INSTRUCTIONS TO FOLLOW. Quote the listing below in full and exactly as written, but omit every picture.

-- BEGIN GIVEN DATA --

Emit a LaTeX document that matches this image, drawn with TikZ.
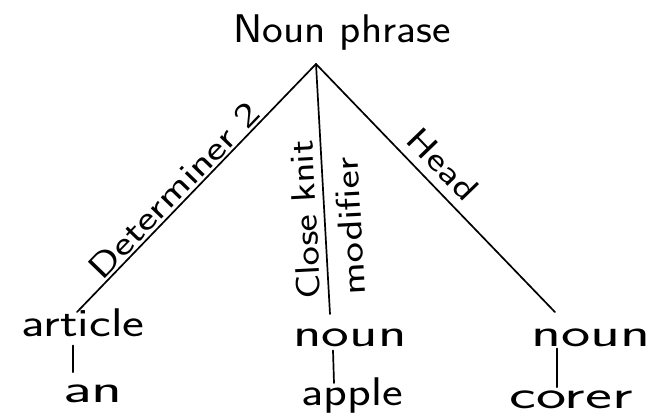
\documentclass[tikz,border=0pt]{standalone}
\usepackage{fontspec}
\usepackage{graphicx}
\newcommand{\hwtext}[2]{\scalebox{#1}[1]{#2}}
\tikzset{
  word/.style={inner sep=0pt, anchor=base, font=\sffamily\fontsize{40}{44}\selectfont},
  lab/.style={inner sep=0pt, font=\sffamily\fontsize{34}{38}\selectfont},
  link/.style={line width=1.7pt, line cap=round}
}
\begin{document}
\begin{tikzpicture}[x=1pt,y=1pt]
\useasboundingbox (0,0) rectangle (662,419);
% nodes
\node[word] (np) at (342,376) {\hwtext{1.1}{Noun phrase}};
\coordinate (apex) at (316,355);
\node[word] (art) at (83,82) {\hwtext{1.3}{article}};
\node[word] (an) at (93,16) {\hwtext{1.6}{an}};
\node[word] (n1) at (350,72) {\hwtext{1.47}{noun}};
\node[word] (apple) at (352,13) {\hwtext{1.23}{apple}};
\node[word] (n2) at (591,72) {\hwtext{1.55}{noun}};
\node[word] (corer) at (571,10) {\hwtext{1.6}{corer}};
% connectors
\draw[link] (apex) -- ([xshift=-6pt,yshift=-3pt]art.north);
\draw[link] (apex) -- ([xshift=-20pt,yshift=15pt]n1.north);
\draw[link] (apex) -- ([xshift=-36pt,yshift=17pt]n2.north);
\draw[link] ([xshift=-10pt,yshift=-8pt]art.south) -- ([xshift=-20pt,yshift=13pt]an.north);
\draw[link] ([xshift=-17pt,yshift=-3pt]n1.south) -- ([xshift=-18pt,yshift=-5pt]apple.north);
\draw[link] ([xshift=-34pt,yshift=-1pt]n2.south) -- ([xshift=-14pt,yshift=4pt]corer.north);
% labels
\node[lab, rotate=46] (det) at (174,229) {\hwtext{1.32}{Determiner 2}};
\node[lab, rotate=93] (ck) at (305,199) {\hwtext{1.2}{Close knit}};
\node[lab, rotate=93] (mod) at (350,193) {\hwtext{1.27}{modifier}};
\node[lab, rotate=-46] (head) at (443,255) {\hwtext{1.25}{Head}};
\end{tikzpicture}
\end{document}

-- END GIVEN DATA --

EXERCISE OUTPUT.
Emit a LaTeX document that matches this image, drawn with TikZ.
\documentclass[tikz,border=0pt]{standalone}
\usepackage{fontspec}
\usepackage{graphicx}
\newcommand{\hwtext}[2]{\scalebox{#1}[1]{#2}}
\tikzset{
  word/.style={inner sep=0pt, anchor=base, font=\sffamily\fontsize{40}{44}\selectfont},
  lab/.style={inner sep=0pt, font=\sffamily\fontsize{34}{38}\selectfont},
  link/.style={line width=1.7pt, line cap=round}
}
\begin{document}
\begin{tikzpicture}[x=1pt,y=1pt]
\useasboundingbox (0,0) rectangle (662,419);
% nodes
\node[word] (np) at (342,376) {\hwtext{1.1}{Noun phrase}};
\coordinate (apex) at (316,355);
\node[word] (art) at (83,82) {\hwtext{1.3}{article}};
\node[word] (an) at (93,16) {\hwtext{1.6}{an}};
\node[word] (n1) at (350,72) {\hwtext{1.47}{noun}};
\node[word] (apple) at (352,13) {\hwtext{1.23}{apple}};
\node[word] (n2) at (591,72) {\hwtext{1.55}{noun}};
\node[word] (corer) at (571,10) {\hwtext{1.6}{corer}};
% connectors
\draw[link] (apex) -- ([xshift=-6pt,yshift=-3pt]art.north);
\draw[link] (apex) -- ([xshift=-20pt,yshift=15pt]n1.north);
\draw[link] (apex) -- ([xshift=-36pt,yshift=17pt]n2.north);
\draw[link] ([xshift=-10pt,yshift=-8pt]art.south) -- ([xshift=-20pt,yshift=13pt]an.north);
\draw[link] ([xshift=-17pt,yshift=-3pt]n1.south) -- ([xshift=-18pt,yshift=-5pt]apple.north);
\draw[link] ([xshift=-34pt,yshift=-1pt]n2.south) -- ([xshift=-14pt,yshift=4pt]corer.north);
% labels
\node[lab, rotate=46] (det) at (174,229) {\hwtext{1.32}{Determiner 2}};
\node[lab, rotate=93] (ck) at (305,199) {\hwtext{1.2}{Close knit}};
\node[lab, rotate=93] (mod) at (350,193) {\hwtext{1.27}{modifier}};
\node[lab, rotate=-46] (head) at (443,255) {\hwtext{1.25}{Head}};
\end{tikzpicture}
\end{document}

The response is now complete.